What's the next best thing to being an official scientist? Being a non-official one. A new website called Science for Citizens helps you find the science experiment of your dreams, hook up with the scientists involved, and actually take part in the experiment itself. Here are some examples of what you can do:
Calico Early Man Site Archaeological Dig
For this project, participants volunteer on an actual archaeological dig near Barstow, CA, started by the famous Louis Leakey to investigate the origins of Early Man in the Americas. Required gear: boots, hat, gloves, sunglasses, handkerchief, magnifying glass.
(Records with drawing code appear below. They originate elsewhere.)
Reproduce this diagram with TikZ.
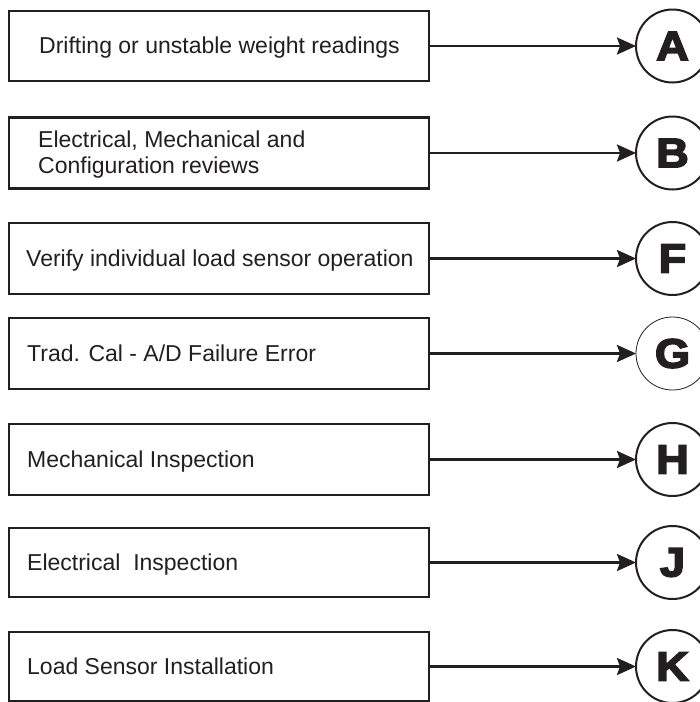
\documentclass[tikz,border=0pt]{standalone}
\usepackage{fontspec}
\setmainfont{Liberation Sans}
\newfontfamily\heavyfont[FakeBold=4,FakeStretch=1.1]{Liberation Sans Bold}
\usetikzlibrary{arrows.meta}
\definecolor{ink}{HTML}{231F20}
\begin{document}
\begin{tikzpicture}[x=1pt,y=-1pt,
  boxnode/.style={draw=ink,line width=2.4pt,minimum width=420pt,inner sep=0pt,outer sep=0pt},
  txt/.style={inner sep=0pt,text=ink,font=\fontsize{23}{26}\selectfont},
  letter/.style={circle,draw=ink,line width=2pt,minimum size=73pt,inner sep=0pt,outer sep=0pt,
                 text=ink,font=\heavyfont\fontsize{41}{41}\selectfont},
  arr/.style={draw=ink,line width=2.6pt,-{Stealth[length=19pt,width=17pt,inset=3pt]}}]
\useasboundingbox (0,0) rectangle (700,702);
\clip (0,0) rectangle (700,702);
\fill[white] (0,0) rectangle (700,702);

% boxes
\node[boxnode,minimum height=70pt] (b1) at (219,46) {};
\node[boxnode,minimum height=71pt] (b2) at (219,153) {};
\node[boxnode,minimum height=71pt] (b3) at (219,258.5) {};
\node[boxnode,minimum height=71pt] (b4) at (219,353.5) {};
\node[boxnode,minimum height=71pt] (b5) at (219,459.5) {};
\node[boxnode,minimum height=69pt] (b6) at (219,562.5) {};
\node[boxnode,minimum height=69pt] (b7) at (219,666.5) {};

% texts
\node[txt,anchor=base] (t1) at (219.5,53.5) {Drifting or unstable weight readings};
\node[txt,anchor=north west,align=left] (t2) at (38,130.5) {Electrical, Mechanical and\\Configuration reviews};
\node[txt,anchor=base west] (t3) at (26,266.5) {Verify individual load sensor operation};
\node[txt,anchor=base west] (t4) at (27,361.5) {Trad. Cal - A/D Failure Error};
\node[txt,anchor=base west] (t5) at (27,467.5) {Mechanical Inspection};
\node[txt,anchor=base west] (t6) at (27,570.5) {Electrical\ \ Inspection};
\node[txt,anchor=base west] (t7) at (27,674.5) {Load Sensor Installation};

% circles
\node[letter] (cA) at (672.5,46) {A};
\node[letter] (cB) at (672.5,153) {B};
\node[letter] (cF) at (672.5,258.5) {F};
\node[letter,line width=0.8pt] (cG) at (672.5,353.5) {G};
\node[letter] (cH) at (672.5,459.5) {H};
\node[letter] (cJ) at (672.5,562.5) {J};
\node[letter] (cK) at (672.5,666.5) {K};

% connectors
\draw[arr] (b1.east) -- (cA.west);
\draw[arr] (b2.east) -- (cB.west);
\draw[arr] (b3.east) -- (cF.west);
\draw[arr] (b4.east) -- (cG.west);
\draw[arr] (b5.east) -- (cH.west);
\draw[arr] (b6.east) -- (cJ.west);
\draw[arr] (b7.east) -- (cK.west);
\end{tikzpicture}
\end{document}
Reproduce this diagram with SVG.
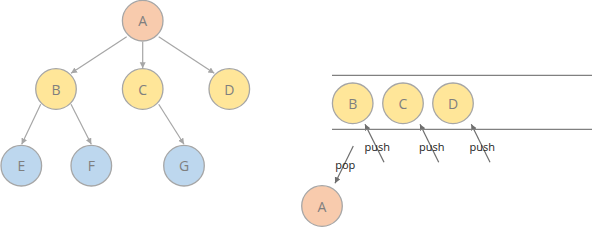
<svg xmlns="http://www.w3.org/2000/svg" width="592" height="227" viewBox="0 0 592 227">
<style>
.n{stroke:#A6A6A6;stroke-width:1.3}
.a{fill:#F8CBAD}.y{fill:#FFE699}.b{fill:#BDD7EE}
.t{font-family:"Open Sans","Noto Sans",sans-serif;font-size:14px;fill:#7F7F7F;text-anchor:middle;dominant-baseline:central}
.e{stroke:#A6A6A6;stroke-width:1.2;fill:none;marker-end:url(#ah)}
.s{stroke:#6E6E6E;stroke-width:1.2;fill:none;marker-end:url(#ah2)}
.l{font-family:"Open Sans","Noto Sans",sans-serif;font-size:11px;fill:#222;text-anchor:middle;dominant-baseline:central}
.ln{stroke:#808080;stroke-width:1.3}
</style>
<defs>
<marker id="ah" markerWidth="8" markerHeight="8" refX="6" refY="3" orient="auto" markerUnits="userSpaceOnUse"><path d="M0,0 L6,3 L0,6 Z" fill="#A6A6A6"/></marker>
<marker id="ah2" markerWidth="8" markerHeight="8" refX="6" refY="3" orient="auto" markerUnits="userSpaceOnUse"><path d="M0,0 L6,3 L0,6 Z" fill="#6E6E6E"/></marker>
</defs>
<g id="connectors">
<line class="e" x1="126.7" y1="36.7" x2="71" y2="73.3"/>
<line class="e" x1="142.7" y1="41.7" x2="142.7" y2="68.3"/>
<line class="e" x1="158.7" y1="36.7" x2="214.3" y2="73.3"/>
<line class="e" x1="40.7" y1="104.3" x2="21.7" y2="144.3"/>
<line class="e" x1="71" y1="104.3" x2="91.3" y2="144.3"/>
<line class="e" x1="158.7" y1="104.3" x2="184" y2="144.3"/>
<line class="s" x1="384" y1="162.3" x2="365" y2="124.3"/>
<line class="s" x1="438.7" y1="162.3" x2="420" y2="124.3"/>
<line class="s" x1="490" y1="162.3" x2="471.3" y2="124.3"/>
<line class="s" x1="353.3" y1="146" x2="335" y2="183.3"/>
</g>
<g id="stack">
<line class="ln" x1="332" y1="75.3" x2="592" y2="75.3"/>
<line class="ln" x1="332" y1="129.3" x2="592" y2="129.3"/>
</g>
<g id="tA"><circle class="n a" cx="142.7" cy="20.7" r="20.3"/><text class="t" x="142.7" y="20.7">A</text></g>
<g id="tB"><circle class="n y" cx="56" cy="89" r="20.3"/><text class="t" x="56" y="89">B</text></g>
<g id="tC"><circle class="n y" cx="142.7" cy="89" r="20.3"/><text class="t" x="142.7" y="89">C</text></g>
<g id="tD"><circle class="n y" cx="229.3" cy="89" r="20.3"/><text class="t" x="229.3" y="89">D</text></g>
<g id="tE"><circle class="n b" cx="21.3" cy="165.7" r="20.3"/><text class="t" x="21.3" y="165.7">E</text></g>
<g id="tF"><circle class="n b" cx="91.3" cy="165.7" r="20.3"/><text class="t" x="91.3" y="165.7">F</text></g>
<g id="tG"><circle class="n b" cx="184" cy="165.7" r="20.3"/><text class="t" x="184" y="165.7">G</text></g>
<g id="sB"><circle class="n y" cx="352.7" cy="103.3" r="20.3"/><text class="t" x="352.7" y="103.3">B</text></g>
<g id="sC"><circle class="n y" cx="403" cy="103.3" r="20.3"/><text class="t" x="403" y="103.3">C</text></g>
<g id="sD"><circle class="n y" cx="453" cy="103.3" r="20.3"/><text class="t" x="453" y="103.3">D</text></g>
<g id="sA"><circle class="n a" cx="322" cy="206" r="20.3"/><text class="t" x="322" y="206">A</text></g>
<g id="labels">
<text class="l" x="377.3" y="146.7">push</text>
<text class="l" x="431.7" y="146.7">push</text>
<text class="l" x="482.3" y="146.7">push</text>
<text class="l" x="345.3" y="164">pop</text>
</g>
</svg>
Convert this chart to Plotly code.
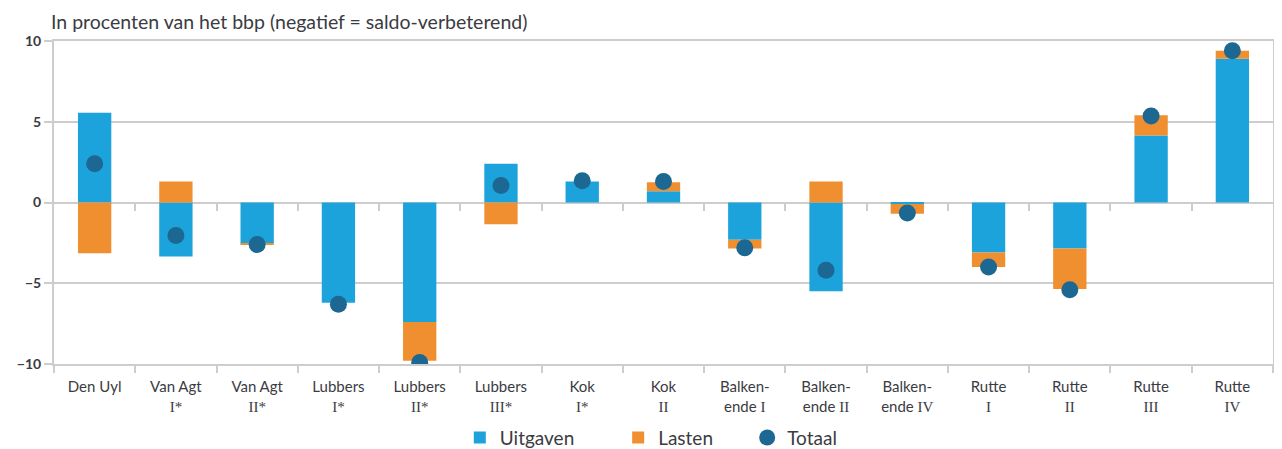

Help scientists classify galaxies photographed by the famous Hubble telescope according to their shapes. There are around 250,000 galaxies to search through and classify. Required gear: computer with internet access.
Sound Around You
Put on by the Acoustics Research Centre at the University of Salford, Sound Around You has volunteers helping scientists build a sound map of the world. Volunteers use their mobile phones to record 15 second sound clips from their environment and then upload it to the Sound Around You virtual map while scientists analyze the clips to determine how sound affects certain cultures. Required gear: cell phone and internet access.
The Encyclopedia of Life
This project consists of compiling images of our planet's 1.9 million known species, and forging an online databank of pictures and information about each species. Just take a picture of any species you see in your backyard (or on your trip to Bangalore), upload it to their Flickr group, and tag it with the species name. Required gear: digital camera, internet access.
These kinds of projects need as many hands as they can get. The more dirt you can dig and dust off, the more fossils can be found. The more galaxies counted, the more data scientists have to figure out what galaxies look like. You get the picture. So, don your imaginary lab coat, search for a project, and maybe you'll earn an actual lab coat for your hard work.